Un essere è già un essere unico e l’atto e lo sforzo di individuarsi è un paradosso in quanto non si può diventare qualcosa che si è già. L’individuazione inizia quando la consapevolezza si è ridotta e ci si identifica in un oggetto, (oggetto inteso nel senso più vasto del termine), e si considera di essere quella forma. In pratica da Infinito e potenzialmente in grado di essere ogni cosa che si possa immaginare ci si riduce considerando di essere una forma finita per rafforzare il concetto della propria unicità e di separazione dal resto.
Da creatori si diventa creati, attribuendo la creazione a qualcun altro che in realtà non esiste, perché un creatore può solo creare forme materiali ma non individui spirituali.
Un essere spirituale è infinito mentre un universo materiale ha un inizio, una continuazione e una fine, sorte a cui è destinata ogni cosa in esso presente. L’identificazione nei corpi ci fa sperimentare il ciclo di nascita e morte ogni volta che prendiamo un nuovo corpo, crediamo di nascere e morire, quando questo in realtà succede ai corpi che assumiamo di volta in volta nel corso del tempo, ma questo avviene quando non esiste più la consapevolezza di chi si è realmente.
Come avvenga questa perdita di consapevolezza ognuno lo ritroverà nella sua memoria quando sarà in grado di accedervi.

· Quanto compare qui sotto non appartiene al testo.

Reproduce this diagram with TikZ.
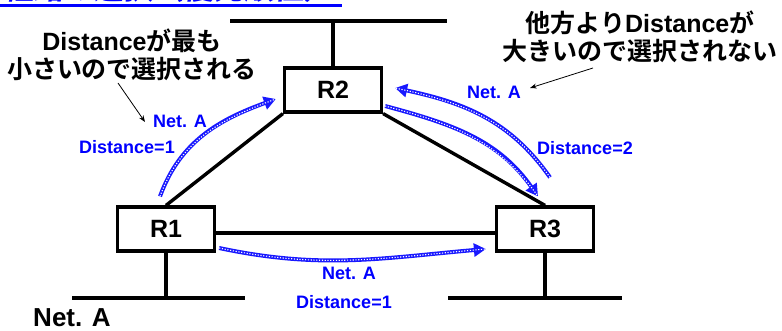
\documentclass[tikz,border=0pt]{standalone}
\usepackage{fontspec}
\setmainfont{Liberation Sans Bold}
\newfontfamily\cjk{Noto Sans CJK JP Bold}
\newfontfamily\cjktitle{Noto Sans CJK JP Bold}[FakeSlant=0.25]
\usetikzlibrary{arrows.meta}

\begin{document}
\begin{tikzpicture}[>=Stealth,x=1pt,y=1pt,
    router/.style={draw,line width=3.2pt,minimum width=97pt,minimum height=44pt,
      inner sep=0pt,font=\fontsize{25}{27}\selectfont},
    wire/.style={line width=3.4pt},
    route/.style={draw=blue!90!white,line width=4pt,
      -{Triangle[length=12pt,width=13pt]},
      postaction={draw=white,line width=1.1pt,dash pattern=on 1.2pt off 1.6pt,-}},
    info/.style={text=blue,font=\fontsize{18}{20}\selectfont},
    note/.style={align=center,font=\fontsize{25}{28}\selectfont}]
  \useasboundingbox (0,0) rectangle (782,-331);
  \clip (0,0) rectangle (782,-331);

  \node[anchor=base west,text=blue,inner sep=0pt,font=\fontsize{30}{32}\cjktitle]
    (title) at (4,0.5) {経路の選択（優先順位）};
  \draw[blue,line width=2.4pt] (0,-5.5) -- (342,-5.5);

  \node[router] (r2) at (333,-90) {R2};
  \node[router] (r1) at (166,-229) {R1};
  \node[router] (r3) at (545,-229) {R3};

  \coordinate (bar2l) at (230,-21);
  \coordinate (bar2r) at (447,-21);
  \coordinate (bar1l) at (72,-298);
  \coordinate (bar1r) at (245,-298);
  \coordinate (bar3l) at (448,-298);
  \coordinate (bar3r) at (622,-298);

  \draw[wire] (bar2l) -- (bar2r);
  \draw[wire] (bar1l) -- (bar1r);
  \draw[wire] (bar3l) -- (bar3r);
  \draw[wire] (r2.north) -- (r2.north |- bar2l);
  \draw[wire] (r1.south) -- (r1.south |- bar1l);
  \draw[wire] (r3.south) -- (r3.south |- bar3l);
  \draw[wire] (r1.north) -- (r2.south west);
  \draw[wire] (r2.south east) -- (r3.north);
  \draw[wire] ([yshift=-4pt]r1.east) -- ([yshift=-4pt]r3.west);

  \draw[route] ([xshift=-6pt,yshift=9pt]r1.north) to[out=70,in=200]
    ([xshift=-7pt,yshift=-9pt]r2.west);
  \draw[route] ([xshift=5pt,yshift=28pt]r3.north) to[out=125,in=-12]
    ([xshift=12pt,yshift=2pt]r2.east);
  \draw[route] ([xshift=2pt,yshift=-16pt]r2.east) to[out=-15,in=125]
    ([xshift=-7pt,yshift=9pt]r3.north);
  \draw[route] ([xshift=3pt,yshift=-19pt]r1.east) to[out=-12,in=185]
    ([xshift=-9pt,yshift=-20pt]r3.west);

  \node[info] (net12) at (180,-121) {Net. A};
  \node[info] (dist12) at (127,-147) {Distance=1};
  \node[info] (net32) at (494,-92) {Net. A};
  \node[info] (dist32) at (585,-148) {Distance=2};
  \node[info] (net13) at (349,-273) {Net. A};
  \node[info] (dist13) at (344,-302) {Distance=1};
  \node[font=\fontsize{26}{28}\selectfont] (neta) at (72,-318) {Net. A};

  \node[note] (best) at (132,-55)
    {Distance{\cjk が最も}\\{\cjk 小さいので選択される}};
  \node[note] (worse) at (640,-37)
    {{\cjk 他方より}Distance{\cjk が}\\{\cjk 大きいので選択されない}};
  \coordinate (best-tip) at (145,-122);
  \coordinate (worse-tip) at (530,-88);
  \draw[->,thick] (118,-83) -- (best-tip);
  \draw[->,thick] (593,-68) -- (worse-tip);
\end{tikzpicture}
\end{document}
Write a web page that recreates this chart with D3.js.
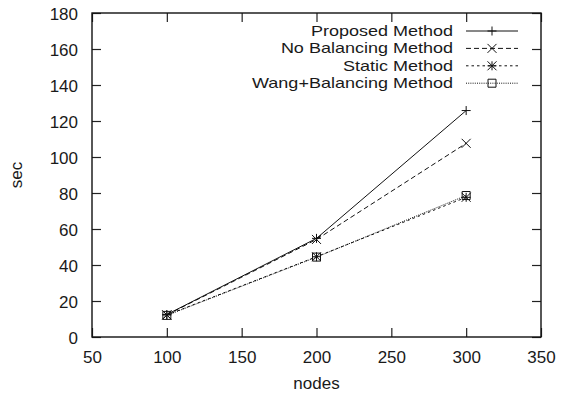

La scienza arriva solo ad ipotizzare un’evoluzione delle forme di vita, sfornando teorie non avendo la possibilità di verificare cosa sia successo realmente. Di certo nemmeno tenta di ipotizzare che prima dell’evoluzione c’è stata una involuzione da cui la vita ha dovuto ricominciare da zero e con essa gli esseri identificati. Comunque sia andata, ogni forma di vita cerca di evolversi per fornire mezzi con cui esprimere le peculiarità spirituali e di conseguenza la propria consapevolezza in direzione del recupero della condizione originaria. Ogni forma di vita su questo pianeta ha uno scopo comune, quello di permettere agli esseri spirituali di raggiungere un sempre più elevato livello di consapevolezza che permetterà loro di ottenere la libertà dalla materia in cui si sono invischiati.

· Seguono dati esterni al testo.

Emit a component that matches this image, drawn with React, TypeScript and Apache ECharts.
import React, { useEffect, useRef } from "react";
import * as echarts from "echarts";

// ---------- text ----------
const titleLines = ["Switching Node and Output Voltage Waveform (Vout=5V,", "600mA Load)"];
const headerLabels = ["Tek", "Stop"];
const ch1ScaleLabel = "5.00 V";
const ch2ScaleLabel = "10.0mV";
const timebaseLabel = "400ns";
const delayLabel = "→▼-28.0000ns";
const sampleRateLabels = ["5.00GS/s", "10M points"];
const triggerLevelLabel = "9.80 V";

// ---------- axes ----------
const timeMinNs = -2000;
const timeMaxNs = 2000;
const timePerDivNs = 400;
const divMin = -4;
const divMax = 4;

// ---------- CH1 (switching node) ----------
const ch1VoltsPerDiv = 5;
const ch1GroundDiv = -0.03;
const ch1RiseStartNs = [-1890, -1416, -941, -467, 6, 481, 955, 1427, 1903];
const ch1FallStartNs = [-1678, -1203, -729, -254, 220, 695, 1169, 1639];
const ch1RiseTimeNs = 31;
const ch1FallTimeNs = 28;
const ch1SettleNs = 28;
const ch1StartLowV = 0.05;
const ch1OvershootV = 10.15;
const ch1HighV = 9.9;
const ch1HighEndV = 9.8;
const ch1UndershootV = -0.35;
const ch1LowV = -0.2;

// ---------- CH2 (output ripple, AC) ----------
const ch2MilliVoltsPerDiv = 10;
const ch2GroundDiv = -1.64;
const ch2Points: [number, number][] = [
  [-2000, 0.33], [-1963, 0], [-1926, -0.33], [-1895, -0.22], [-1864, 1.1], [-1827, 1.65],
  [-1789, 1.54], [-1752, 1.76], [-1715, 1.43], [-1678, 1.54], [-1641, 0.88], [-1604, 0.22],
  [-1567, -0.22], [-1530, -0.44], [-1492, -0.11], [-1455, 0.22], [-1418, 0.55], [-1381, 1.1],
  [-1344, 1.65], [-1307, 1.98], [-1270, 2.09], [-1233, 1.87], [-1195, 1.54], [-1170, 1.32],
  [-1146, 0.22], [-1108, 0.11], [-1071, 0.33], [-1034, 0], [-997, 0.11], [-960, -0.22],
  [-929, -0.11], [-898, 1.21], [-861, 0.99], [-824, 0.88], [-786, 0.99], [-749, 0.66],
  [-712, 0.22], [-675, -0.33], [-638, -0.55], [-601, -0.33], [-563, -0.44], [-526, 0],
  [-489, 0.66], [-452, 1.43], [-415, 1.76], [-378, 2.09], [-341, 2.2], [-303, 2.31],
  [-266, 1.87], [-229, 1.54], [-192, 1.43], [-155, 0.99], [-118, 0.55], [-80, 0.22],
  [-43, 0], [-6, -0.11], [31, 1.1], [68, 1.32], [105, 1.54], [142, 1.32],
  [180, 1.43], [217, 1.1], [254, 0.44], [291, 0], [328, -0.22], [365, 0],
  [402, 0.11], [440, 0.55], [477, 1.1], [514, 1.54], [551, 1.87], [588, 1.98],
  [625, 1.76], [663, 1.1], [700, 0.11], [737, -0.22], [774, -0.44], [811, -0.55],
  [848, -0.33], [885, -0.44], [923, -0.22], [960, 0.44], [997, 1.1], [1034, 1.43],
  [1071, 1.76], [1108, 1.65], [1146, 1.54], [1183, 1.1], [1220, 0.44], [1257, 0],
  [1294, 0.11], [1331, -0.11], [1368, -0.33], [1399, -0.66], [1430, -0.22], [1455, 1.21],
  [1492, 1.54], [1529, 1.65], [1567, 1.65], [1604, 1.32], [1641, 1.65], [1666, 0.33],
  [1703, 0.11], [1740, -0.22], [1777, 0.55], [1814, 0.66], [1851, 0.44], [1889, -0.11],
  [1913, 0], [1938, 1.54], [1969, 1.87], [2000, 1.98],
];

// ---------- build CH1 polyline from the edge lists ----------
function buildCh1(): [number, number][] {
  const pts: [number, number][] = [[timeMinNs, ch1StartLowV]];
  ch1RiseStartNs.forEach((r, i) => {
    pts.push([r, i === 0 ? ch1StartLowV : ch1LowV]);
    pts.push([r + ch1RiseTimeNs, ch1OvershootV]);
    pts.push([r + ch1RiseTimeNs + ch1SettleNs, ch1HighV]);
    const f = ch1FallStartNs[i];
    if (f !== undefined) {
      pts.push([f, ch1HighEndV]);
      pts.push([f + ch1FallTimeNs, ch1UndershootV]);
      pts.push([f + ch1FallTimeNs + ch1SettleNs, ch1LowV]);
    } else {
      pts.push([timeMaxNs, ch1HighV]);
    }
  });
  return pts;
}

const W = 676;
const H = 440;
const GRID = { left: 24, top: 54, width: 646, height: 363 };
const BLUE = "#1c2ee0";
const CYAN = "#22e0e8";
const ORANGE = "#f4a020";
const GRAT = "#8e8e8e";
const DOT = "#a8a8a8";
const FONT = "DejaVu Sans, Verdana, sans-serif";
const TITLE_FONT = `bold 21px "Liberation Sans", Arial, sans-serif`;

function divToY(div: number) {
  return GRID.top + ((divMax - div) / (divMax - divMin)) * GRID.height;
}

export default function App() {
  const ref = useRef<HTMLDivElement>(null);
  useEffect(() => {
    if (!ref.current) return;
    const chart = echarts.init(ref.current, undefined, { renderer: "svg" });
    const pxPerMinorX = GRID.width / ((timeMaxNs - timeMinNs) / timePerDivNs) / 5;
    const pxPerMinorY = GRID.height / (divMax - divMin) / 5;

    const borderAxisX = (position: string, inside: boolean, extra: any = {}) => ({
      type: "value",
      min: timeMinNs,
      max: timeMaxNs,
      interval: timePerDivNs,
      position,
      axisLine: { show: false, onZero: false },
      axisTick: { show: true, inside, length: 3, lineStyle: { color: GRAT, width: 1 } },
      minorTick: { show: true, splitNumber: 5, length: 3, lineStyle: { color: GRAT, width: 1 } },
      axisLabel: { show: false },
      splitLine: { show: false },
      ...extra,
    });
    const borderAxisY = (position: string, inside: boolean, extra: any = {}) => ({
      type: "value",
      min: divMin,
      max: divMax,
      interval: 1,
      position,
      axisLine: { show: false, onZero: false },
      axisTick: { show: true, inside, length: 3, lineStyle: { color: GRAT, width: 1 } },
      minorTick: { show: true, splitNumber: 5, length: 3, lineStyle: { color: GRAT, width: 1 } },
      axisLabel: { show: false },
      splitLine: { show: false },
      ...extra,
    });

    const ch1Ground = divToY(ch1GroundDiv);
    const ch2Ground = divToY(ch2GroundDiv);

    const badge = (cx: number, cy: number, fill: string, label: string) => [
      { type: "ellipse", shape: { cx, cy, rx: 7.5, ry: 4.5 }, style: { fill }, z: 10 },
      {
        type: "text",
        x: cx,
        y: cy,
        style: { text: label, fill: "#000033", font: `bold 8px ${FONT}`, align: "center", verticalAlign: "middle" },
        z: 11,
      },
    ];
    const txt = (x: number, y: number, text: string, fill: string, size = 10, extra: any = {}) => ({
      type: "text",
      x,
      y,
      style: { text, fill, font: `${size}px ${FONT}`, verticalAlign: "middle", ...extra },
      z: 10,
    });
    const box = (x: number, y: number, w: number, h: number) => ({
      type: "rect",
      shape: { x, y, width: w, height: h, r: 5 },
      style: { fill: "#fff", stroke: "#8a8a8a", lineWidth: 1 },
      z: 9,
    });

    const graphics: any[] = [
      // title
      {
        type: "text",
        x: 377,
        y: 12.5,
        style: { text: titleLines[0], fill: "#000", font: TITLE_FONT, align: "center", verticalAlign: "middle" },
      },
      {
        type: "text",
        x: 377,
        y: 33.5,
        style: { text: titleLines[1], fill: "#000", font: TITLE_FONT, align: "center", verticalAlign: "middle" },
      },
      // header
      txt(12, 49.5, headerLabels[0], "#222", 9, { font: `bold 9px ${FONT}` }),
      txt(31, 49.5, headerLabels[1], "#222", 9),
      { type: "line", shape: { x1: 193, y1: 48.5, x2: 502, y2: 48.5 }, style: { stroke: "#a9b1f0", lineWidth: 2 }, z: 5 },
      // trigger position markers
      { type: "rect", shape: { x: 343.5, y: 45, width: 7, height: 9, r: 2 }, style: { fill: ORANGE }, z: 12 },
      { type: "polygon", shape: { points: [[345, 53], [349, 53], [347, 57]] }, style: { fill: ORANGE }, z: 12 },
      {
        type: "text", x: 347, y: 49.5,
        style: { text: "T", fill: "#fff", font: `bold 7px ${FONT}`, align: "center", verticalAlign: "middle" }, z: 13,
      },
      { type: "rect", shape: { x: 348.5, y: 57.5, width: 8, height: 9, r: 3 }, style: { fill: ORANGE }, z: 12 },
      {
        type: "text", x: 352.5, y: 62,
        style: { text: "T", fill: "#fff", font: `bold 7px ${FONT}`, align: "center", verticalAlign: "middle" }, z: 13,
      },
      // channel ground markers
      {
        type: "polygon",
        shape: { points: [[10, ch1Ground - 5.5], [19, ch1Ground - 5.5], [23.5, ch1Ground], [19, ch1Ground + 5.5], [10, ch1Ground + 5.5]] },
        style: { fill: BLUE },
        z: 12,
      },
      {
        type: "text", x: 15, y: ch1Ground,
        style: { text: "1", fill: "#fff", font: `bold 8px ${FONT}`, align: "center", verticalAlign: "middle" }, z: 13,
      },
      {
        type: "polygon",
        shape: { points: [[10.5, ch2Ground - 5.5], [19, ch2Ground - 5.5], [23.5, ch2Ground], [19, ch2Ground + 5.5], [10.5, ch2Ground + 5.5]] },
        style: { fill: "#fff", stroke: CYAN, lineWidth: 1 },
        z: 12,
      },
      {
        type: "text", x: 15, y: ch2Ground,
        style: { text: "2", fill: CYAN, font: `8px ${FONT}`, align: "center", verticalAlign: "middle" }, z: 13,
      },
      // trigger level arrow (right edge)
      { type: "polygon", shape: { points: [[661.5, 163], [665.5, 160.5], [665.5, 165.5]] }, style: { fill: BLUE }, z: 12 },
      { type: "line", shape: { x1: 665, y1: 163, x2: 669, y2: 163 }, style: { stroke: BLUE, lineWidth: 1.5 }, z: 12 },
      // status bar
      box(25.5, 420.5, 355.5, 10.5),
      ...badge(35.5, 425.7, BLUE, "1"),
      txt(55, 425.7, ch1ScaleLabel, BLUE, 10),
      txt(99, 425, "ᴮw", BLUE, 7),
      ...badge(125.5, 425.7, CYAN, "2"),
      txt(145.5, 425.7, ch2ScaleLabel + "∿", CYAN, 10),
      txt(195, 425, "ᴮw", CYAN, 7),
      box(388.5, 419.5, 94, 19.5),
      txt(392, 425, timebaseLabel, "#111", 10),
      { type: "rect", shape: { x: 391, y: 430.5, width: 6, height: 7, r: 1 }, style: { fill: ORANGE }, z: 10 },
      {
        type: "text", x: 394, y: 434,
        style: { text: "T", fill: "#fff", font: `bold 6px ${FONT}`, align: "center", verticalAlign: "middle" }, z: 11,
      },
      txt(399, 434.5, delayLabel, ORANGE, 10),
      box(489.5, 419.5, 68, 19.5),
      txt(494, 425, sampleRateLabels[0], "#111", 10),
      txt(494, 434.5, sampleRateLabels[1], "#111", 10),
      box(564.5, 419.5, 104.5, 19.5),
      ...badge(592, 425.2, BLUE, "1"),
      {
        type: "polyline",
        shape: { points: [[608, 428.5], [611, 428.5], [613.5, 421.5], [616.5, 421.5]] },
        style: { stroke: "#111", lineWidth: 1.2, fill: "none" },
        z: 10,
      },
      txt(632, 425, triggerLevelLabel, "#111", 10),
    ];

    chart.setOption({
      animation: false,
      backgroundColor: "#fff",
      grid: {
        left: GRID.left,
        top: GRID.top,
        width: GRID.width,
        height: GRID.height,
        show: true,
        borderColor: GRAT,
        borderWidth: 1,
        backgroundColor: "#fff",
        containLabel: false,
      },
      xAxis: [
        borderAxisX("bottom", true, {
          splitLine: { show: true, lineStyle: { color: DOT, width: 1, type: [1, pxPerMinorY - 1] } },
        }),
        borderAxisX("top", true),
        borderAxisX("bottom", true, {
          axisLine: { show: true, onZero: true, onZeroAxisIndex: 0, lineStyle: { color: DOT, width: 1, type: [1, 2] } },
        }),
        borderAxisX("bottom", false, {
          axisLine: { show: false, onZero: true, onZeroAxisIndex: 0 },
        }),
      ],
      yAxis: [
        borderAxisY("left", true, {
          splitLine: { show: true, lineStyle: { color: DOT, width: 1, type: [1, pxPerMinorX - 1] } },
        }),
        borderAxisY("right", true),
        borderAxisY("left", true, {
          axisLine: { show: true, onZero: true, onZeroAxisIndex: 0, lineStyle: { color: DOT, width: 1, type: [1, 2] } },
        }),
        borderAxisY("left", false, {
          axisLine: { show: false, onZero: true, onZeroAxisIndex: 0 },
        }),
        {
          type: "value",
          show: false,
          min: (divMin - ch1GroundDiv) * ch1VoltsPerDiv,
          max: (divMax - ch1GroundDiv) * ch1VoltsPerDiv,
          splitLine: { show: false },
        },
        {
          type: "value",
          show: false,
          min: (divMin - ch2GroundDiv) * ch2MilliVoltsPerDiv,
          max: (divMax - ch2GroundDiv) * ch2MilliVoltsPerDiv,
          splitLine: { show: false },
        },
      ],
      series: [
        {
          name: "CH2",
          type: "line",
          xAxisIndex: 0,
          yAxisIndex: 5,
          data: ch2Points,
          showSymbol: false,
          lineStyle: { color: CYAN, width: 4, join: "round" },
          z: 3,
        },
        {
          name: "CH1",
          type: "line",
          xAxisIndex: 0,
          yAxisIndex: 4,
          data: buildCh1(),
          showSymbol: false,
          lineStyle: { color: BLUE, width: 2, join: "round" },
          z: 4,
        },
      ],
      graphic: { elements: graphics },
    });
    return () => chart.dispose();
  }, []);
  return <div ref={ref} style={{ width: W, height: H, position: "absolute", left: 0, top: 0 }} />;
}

L’umanità è la specie che sta avendo maggior successo sebbene le apparenze possano far sorgere dei dubbi quando osserviamo l’operato di molti dei suoi membri. E ci sono alcuni esseri che non vorrebbero che questo avvenga perché prosperano sul caos e le menzogne e vorrebbero che questo status quo dell’illusione persistesse all’infinito, ma possiamo anche fare in modo che falliscano se mettiamo come nostro obbiettivo primario il conseguimento di una sempre maggiore consapevolezza di noi stessi e del mondo.